Yes, on this festive occasion – with the decorated trees and presents and table-bending platters of food and Jingle Bells playing in the background and Santa Claus – we have to talk about God becoming Man so that Man might become god. You came to a Dominican priory for a Christmas Mass! So, you asked for this. All the traditional Christmas stuff is decoration for why we are here. Twinkly camouflage that decorates an ancient and venerable take on what it means to be saved in Christ. The birth of the Christ Child in Bethlehem is our birth into the divine life, into the possibility of being wholly united with God after our time here is done. As far back as St. Peter writing to the churches in Asia Minor before the end of the first century, we hear that our salvation is a matter of participating in the life of God: “...he has bestowed on us the precious and very great promises, so that through them you may come to share in the divine nature...” Our sharing in this life right now is what life in Christ is all about. Sharing in His life for eternity is what it is to be deified. To be made gods by God Himself.
Now, we could spend weeks unpacking what deification means for us, and the novices will be doing just that when I get back from visiting my dad in January. But the Cliff Notes version is this: God became Man so that Man might become God. That's what we are celebrating this morning. Our entry into the divine life through the birth of the Christ Child to the BVM in Bethlehem. As I noted earlier, there are simpler ways of thinking about your salvation – as a rescue, as a healing, as a ransom. All of these have their place in the story of the Church. But each one also leads us to think and speak about our daily lives in Christ in a particular way. If your salvation is a rescue, e.g., then you need to ask yourself: why am I constantly needing to be rescued? Why do I keep getting lost or putting myself in danger? If your salvation is a healing, then you need to ask: am I healed just once for all time? If so, why do I keep getting sick with sin and need to be healed again? What happens to your daily life in Christ when you think and speak about your salvation as “sharing in the divine life” of God Himself? What happens when you begin to take seriously the truth of the Son's Incarnation and understand that you yourself can become Christ?

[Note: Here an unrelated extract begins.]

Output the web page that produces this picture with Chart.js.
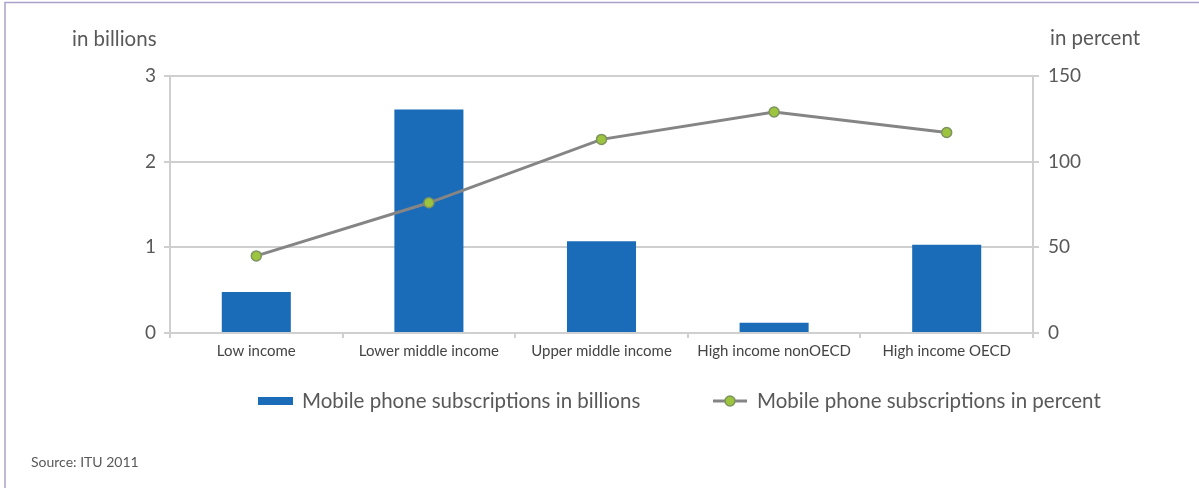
<!DOCTYPE html>
<html>
<head>
<meta charset="utf-8">
<script src="https://cdn.jsdelivr.net/npm/chart.js@4/dist/chart.umd.min.js"></script>
<style>
  html, body { margin: 0; padding: 0; background: #ffffff; }
  canvas { display: block; }
</style>
</head>
<body>
<canvas id="myChart" width="1199" height="488"></canvas>
<script>
// data
const categories = ["Low income", "Lower middle income", "Upper middle income", "High income nonOECD", "High income OECD"];
const billions = [0.48, 2.61, 1.07, 0.12, 1.03];
const percent = [45, 76, 113, 129, 117];
const leftTicks = [0, 1, 2, 3];
const rightTicks = [0, 50, 100, 150];
const barLabel = "Mobile phone subscriptions in billions";
const lineLabel = "Mobile phone subscriptions in percent";

const FONT = "Lato, 'Open Sans', sans-serif";
const textColor = "#595959";
const gridColor = "#cfcfcf";
const barColor = "#1b6cb8";
const lineColor = "#858585";
const dotColor = "#9cc43e";

// axis titles, legend, source note and frame
const extras = {
  id: "extras",
  afterDraw(chart) {
    const ctx = chart.ctx;
    ctx.save();
    // frame (top and left edges only)
    ctx.strokeStyle = "#aaa1c9";
    ctx.lineWidth = 1.5;
    ctx.beginPath();
    ctx.moveTo(5, 488);
    ctx.lineTo(5, 2.5);
    ctx.lineTo(1199, 2.5);
    ctx.stroke();

    ctx.fillStyle = textColor;
    ctx.textBaseline = "middle";
    ctx.font = "20.5px " + FONT;
    ctx.textAlign = "left";
    ctx.fillText("in billions", 72, 39);
    ctx.fillText("in percent", 1050, 38);

    // legend
    const ly = 401;
    ctx.fillStyle = barColor;
    ctx.fillRect(258, ly - 4, 35, 8);
    ctx.fillStyle = textColor;
    ctx.fillText(barLabel, 302, ly);

    ctx.strokeStyle = lineColor;
    ctx.lineWidth = 3;
    ctx.beginPath();
    ctx.moveTo(713, ly);
    ctx.lineTo(747, ly);
    ctx.stroke();
    ctx.beginPath();
    ctx.arc(730, ly, 5, 0, Math.PI * 2);
    ctx.fillStyle = dotColor;
    ctx.fill();
    ctx.lineWidth = 1.5;
    ctx.strokeStyle = "#7d9360";
    ctx.stroke();
    ctx.fillStyle = textColor;
    ctx.fillText(lineLabel, 757, ly);

    ctx.font = "14px " + FONT;
    ctx.fillText("Source: ITU 2011", 31, 462);
    ctx.restore();
  }
};

const data = {
  labels: categories,
  datasets: [
    {
      type: "line",
      label: lineLabel,
      data: percent,
      yAxisID: "y1",
      borderColor: lineColor,
      borderWidth: 3,
      pointRadius: 5,
      pointBackgroundColor: dotColor,
      pointBorderColor: "#7d9360",
      pointBorderWidth: 1.5,
      tension: 0,
      order: 0
    },
    {
      type: "bar",
      label: barLabel,
      data: billions,
      yAxisID: "y",
      backgroundColor: barColor,
      categoryPercentage: 1,
      barPercentage: 0.4,
      order: 1
    }
  ]
};

const config = {
  type: "bar",
  data: data,
  plugins: [extras],
  options: {
    responsive: false,
    animation: false,
    devicePixelRatio: 1,
    layout: { padding: { top: 76, bottom: 115, left: 0, right: 0 } },
    plugins: { legend: { display: false }, tooltip: { enabled: false } },
    scales: {
      x: {
        offset: true,
        grid: { display: true, drawOnChartArea: false, offset: true, color: gridColor, lineWidth: 2, tickLength: 5 },
        border: { display: true, color: gridColor, width: 2 },
        ticks: { color: "#444444", font: { family: FONT, size: 15 }, padding: 4, maxRotation: 0 },
        afterFit(scale) { scale.height = 40; }
      },
      y: {
        position: "left",
        min: 0,
        max: 3,
        afterBuildTicks(scale) { scale.ticks = leftTicks.map(v => ({ value: v })); },
        grid: { color: gridColor, lineWidth: 2, tickLength: 6 },
        border: { display: true, color: gridColor, width: 2 },
        ticks: { color: textColor, font: { family: FONT, size: 19 }, padding: 8 },
        afterFit(scale) { scale.width = 170; }
      },
      y1: {
        position: "right",
        min: 0,
        max: 150,
        afterBuildTicks(scale) { scale.ticks = rightTicks.map(v => ({ value: v })); },
        grid: { drawOnChartArea: false, color: gridColor, lineWidth: 2, tickLength: 6 },
        border: { display: true, color: gridColor, width: 2 },
        ticks: { color: textColor, font: { family: FONT, size: 19 }, padding: 9 },
        afterFit(scale) { scale.width = 166; }
      }
    }
  }
};

const myChart = new Chart(document.getElementById("myChart"), config);
</script>
</body>
</html>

Here's what could happen: you stop thinking and speaking about your life in Christ as if it were nothing more than a legalistic scheme of moral purity. You stop thinking and speaking about your life in Christ as if it were little more than conforming yourself to middle-class American values and expectations. You stop thinking and speaking about your life in Christ as it were limited to robotically repeating the words of a favorite devotion, or being satisfied with doing the absolute bare minimum under Church law. IOW, what happens when you begin to take seriously the truth of the Son's Incarnation and understand that you yourself can become Christ, you stop thinking and speaking about your life in Christ as if you are the source and summit of your salvation and solely responsible for getting yourself into heaven! As partakers in the divine life of God Himself, you and I are imperfect Christs being made perfect by grace. As such, our daily job is to receive with praise and thanksgiving the graces God pours out on us and put those graces to work for His greater glory. Sin is our willful failure to participate fully in the divine life. We have been given a great Christmas gift – Christ Jesus. And our year-round task is to become more and more like him just like he became like us – fully human in all ways except sin.
And so, on “The Twenty-fifth Day of December...in the 149th Olympiad; in the year 752 since the foundation of the City of Rome; in the 42nd year of the reign of Caesar Octavian Augustus, the whole world being at peace, Jesus Christ, eternal God and Son of the eternal Father...was conceived by the Holy Spirit...born of the Virgin Mary in Bethlehem of Judah, and was made man...” On that same day in the same year, in virtue of Christ's birth, life, death, and resurrection, you and I were given – freely given – the gift of our salvation: to become Christs in the flesh, to be made sons of God, heirs to the Kingdom; priests, prophets, and kings to bear witness to His glory in the world. Yes, we are rescued, healed, ransomed, adopted, and saved. But by far the greater gift, the greatest grace is our freedom to become Him whom we love. The Son born of Mary in Bethlehem. That son, her son, the Son of God. The Son of God and the Son of Man, the Savior, the Messiah. His name is Christ Jesus, the one sent to save us from sin and death.